*Work instructions*: Check each line of the material below, and copy it if it holds the string "React".

[Materials provided start]

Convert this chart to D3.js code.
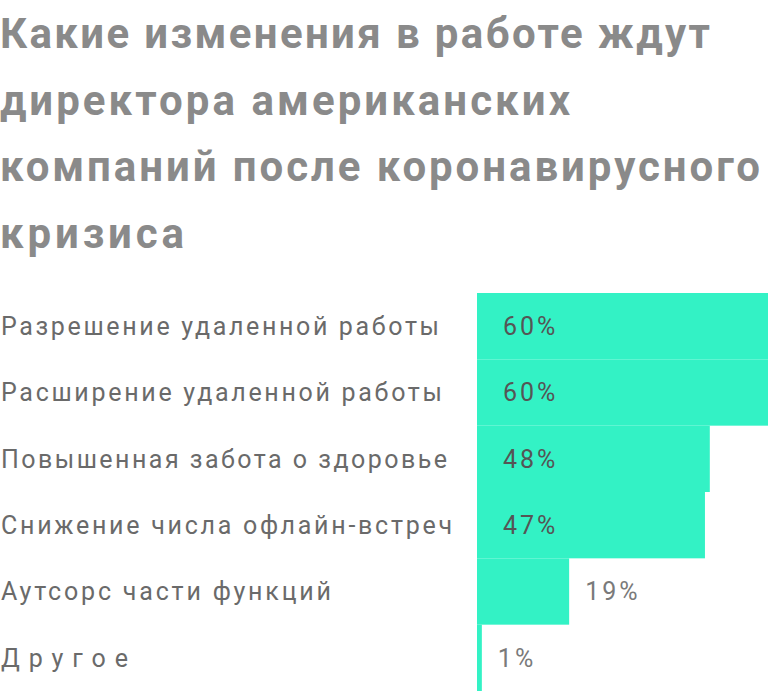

[Materials provided end]
[Materials provided start]

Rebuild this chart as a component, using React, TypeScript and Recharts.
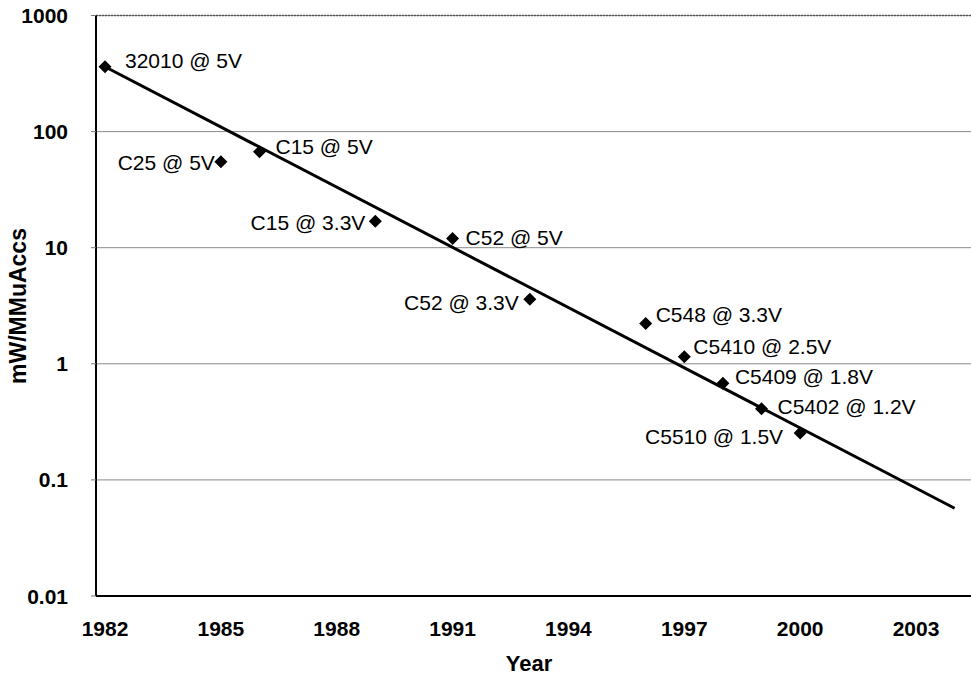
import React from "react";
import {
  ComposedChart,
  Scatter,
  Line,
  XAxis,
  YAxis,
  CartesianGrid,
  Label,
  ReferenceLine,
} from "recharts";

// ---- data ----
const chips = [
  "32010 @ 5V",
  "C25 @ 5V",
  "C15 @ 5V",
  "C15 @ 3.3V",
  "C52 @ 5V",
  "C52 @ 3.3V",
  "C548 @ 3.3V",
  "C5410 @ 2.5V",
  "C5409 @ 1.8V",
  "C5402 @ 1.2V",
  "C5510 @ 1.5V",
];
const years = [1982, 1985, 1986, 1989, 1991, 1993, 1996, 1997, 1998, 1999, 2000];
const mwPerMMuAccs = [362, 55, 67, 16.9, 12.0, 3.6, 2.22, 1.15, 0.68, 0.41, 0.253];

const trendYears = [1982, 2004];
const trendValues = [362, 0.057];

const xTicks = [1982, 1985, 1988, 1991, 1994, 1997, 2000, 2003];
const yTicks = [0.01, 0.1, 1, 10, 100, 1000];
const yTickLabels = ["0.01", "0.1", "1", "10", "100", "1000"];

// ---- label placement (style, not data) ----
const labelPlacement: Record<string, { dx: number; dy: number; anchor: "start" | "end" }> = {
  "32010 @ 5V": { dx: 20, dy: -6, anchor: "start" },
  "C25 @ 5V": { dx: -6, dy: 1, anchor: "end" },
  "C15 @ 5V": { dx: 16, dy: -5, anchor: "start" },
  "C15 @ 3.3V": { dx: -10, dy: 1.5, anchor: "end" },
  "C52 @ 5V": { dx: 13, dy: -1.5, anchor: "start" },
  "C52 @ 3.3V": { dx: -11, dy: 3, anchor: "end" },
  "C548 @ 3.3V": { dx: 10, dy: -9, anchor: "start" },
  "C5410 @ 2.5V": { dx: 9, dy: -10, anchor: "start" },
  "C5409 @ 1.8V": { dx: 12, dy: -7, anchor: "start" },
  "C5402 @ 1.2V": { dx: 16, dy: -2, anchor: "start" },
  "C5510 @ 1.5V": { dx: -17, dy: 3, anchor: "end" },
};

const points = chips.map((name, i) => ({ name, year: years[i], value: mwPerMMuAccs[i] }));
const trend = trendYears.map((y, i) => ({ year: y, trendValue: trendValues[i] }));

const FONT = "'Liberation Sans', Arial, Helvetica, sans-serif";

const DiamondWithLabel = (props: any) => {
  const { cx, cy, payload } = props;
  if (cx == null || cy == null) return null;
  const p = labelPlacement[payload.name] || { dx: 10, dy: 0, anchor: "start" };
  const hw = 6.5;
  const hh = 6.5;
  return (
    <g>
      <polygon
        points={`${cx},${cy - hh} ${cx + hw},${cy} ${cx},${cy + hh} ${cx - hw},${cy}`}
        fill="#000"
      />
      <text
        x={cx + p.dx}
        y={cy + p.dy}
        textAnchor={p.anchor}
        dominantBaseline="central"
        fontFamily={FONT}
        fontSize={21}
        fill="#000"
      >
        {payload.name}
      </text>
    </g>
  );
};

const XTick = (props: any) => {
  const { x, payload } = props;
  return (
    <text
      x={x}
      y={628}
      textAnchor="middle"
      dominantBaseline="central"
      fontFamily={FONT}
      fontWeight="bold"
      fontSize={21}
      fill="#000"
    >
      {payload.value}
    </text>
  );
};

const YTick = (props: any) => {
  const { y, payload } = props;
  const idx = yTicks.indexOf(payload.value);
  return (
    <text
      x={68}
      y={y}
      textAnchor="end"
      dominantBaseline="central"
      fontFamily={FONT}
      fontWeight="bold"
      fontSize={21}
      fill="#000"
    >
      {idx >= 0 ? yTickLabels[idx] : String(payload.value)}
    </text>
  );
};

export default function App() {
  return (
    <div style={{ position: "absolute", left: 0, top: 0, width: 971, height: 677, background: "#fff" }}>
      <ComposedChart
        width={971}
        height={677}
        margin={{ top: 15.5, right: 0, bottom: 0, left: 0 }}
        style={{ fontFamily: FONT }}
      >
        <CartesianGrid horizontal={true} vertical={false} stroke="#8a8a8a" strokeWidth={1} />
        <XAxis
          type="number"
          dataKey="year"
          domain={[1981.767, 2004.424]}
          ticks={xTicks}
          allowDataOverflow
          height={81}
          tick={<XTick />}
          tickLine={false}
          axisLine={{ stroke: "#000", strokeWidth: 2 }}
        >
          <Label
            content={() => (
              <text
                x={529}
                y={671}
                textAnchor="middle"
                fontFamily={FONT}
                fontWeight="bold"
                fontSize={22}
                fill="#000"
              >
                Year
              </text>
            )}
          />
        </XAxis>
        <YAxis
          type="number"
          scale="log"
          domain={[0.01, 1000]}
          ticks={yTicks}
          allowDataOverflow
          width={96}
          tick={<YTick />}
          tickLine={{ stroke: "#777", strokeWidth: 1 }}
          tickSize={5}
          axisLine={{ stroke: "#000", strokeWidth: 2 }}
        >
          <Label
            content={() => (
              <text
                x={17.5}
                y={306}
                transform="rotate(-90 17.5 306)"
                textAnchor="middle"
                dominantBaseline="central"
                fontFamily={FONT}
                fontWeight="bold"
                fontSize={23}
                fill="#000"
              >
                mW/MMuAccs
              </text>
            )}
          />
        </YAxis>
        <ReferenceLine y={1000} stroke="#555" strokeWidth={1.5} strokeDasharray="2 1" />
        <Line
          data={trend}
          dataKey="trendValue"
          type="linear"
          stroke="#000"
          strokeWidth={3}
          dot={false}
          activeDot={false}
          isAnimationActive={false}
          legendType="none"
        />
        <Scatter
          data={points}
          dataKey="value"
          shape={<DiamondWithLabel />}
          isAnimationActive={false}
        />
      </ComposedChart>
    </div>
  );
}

[Materials provided end]
[Materials provided start]

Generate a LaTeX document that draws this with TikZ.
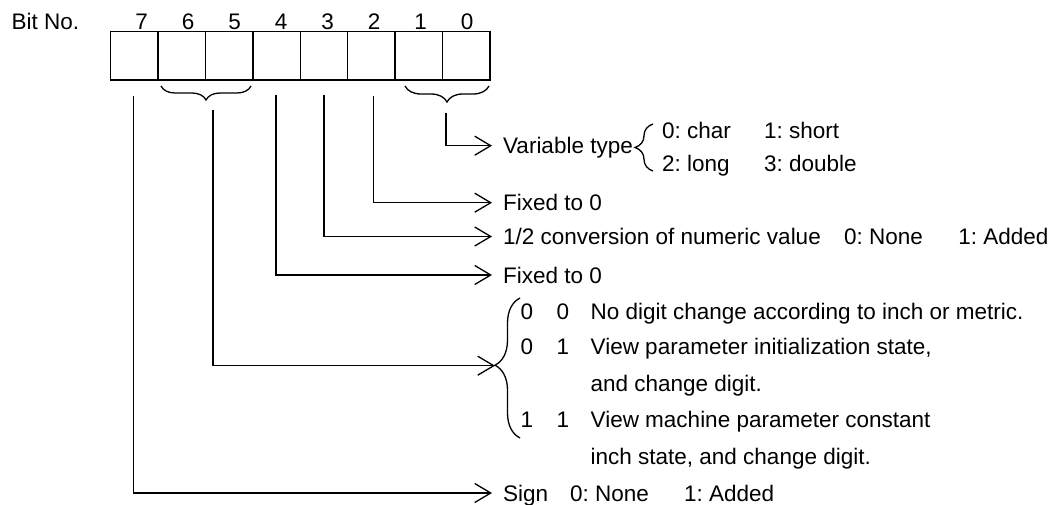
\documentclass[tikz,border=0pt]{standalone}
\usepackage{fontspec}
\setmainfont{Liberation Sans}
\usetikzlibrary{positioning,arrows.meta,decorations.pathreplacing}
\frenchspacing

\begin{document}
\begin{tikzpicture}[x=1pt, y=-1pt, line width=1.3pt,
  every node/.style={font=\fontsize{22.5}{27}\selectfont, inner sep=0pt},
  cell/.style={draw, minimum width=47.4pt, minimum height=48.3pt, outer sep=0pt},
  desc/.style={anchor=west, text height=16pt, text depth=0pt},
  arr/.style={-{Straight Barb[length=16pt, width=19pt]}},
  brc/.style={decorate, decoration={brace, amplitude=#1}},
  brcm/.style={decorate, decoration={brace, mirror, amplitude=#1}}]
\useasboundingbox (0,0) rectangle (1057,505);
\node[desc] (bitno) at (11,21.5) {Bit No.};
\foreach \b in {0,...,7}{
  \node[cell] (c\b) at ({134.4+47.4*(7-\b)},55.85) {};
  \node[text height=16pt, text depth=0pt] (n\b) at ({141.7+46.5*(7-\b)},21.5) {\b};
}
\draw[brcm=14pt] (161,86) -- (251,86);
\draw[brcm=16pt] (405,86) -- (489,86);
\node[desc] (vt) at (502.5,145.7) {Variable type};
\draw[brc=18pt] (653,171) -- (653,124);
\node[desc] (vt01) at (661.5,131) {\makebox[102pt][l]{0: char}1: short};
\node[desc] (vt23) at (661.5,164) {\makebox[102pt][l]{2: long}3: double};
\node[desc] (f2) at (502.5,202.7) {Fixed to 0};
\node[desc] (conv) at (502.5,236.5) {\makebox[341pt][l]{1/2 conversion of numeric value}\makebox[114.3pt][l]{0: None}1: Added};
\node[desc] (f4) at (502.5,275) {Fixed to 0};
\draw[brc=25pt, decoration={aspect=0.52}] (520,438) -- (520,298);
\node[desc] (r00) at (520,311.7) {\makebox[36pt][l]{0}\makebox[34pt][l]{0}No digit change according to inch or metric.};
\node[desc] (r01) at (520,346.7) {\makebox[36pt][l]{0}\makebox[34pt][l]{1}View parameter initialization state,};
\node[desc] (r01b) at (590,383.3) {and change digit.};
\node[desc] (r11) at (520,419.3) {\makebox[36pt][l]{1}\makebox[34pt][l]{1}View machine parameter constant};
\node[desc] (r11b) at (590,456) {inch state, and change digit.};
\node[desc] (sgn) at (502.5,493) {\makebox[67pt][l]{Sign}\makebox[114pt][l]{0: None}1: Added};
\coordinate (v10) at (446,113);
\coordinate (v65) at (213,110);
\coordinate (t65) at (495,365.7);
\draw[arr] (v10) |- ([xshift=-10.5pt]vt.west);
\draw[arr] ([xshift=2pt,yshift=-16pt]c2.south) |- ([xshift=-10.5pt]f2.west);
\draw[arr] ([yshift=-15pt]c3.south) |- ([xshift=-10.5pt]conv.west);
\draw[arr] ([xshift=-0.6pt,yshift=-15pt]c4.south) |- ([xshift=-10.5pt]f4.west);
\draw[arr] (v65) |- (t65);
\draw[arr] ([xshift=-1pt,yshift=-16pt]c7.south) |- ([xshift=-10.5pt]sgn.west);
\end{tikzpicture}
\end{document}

[Materials provided end]

*Result below*:
Rebuild this chart as a component, using React, TypeScript and Recharts.
import React from "react";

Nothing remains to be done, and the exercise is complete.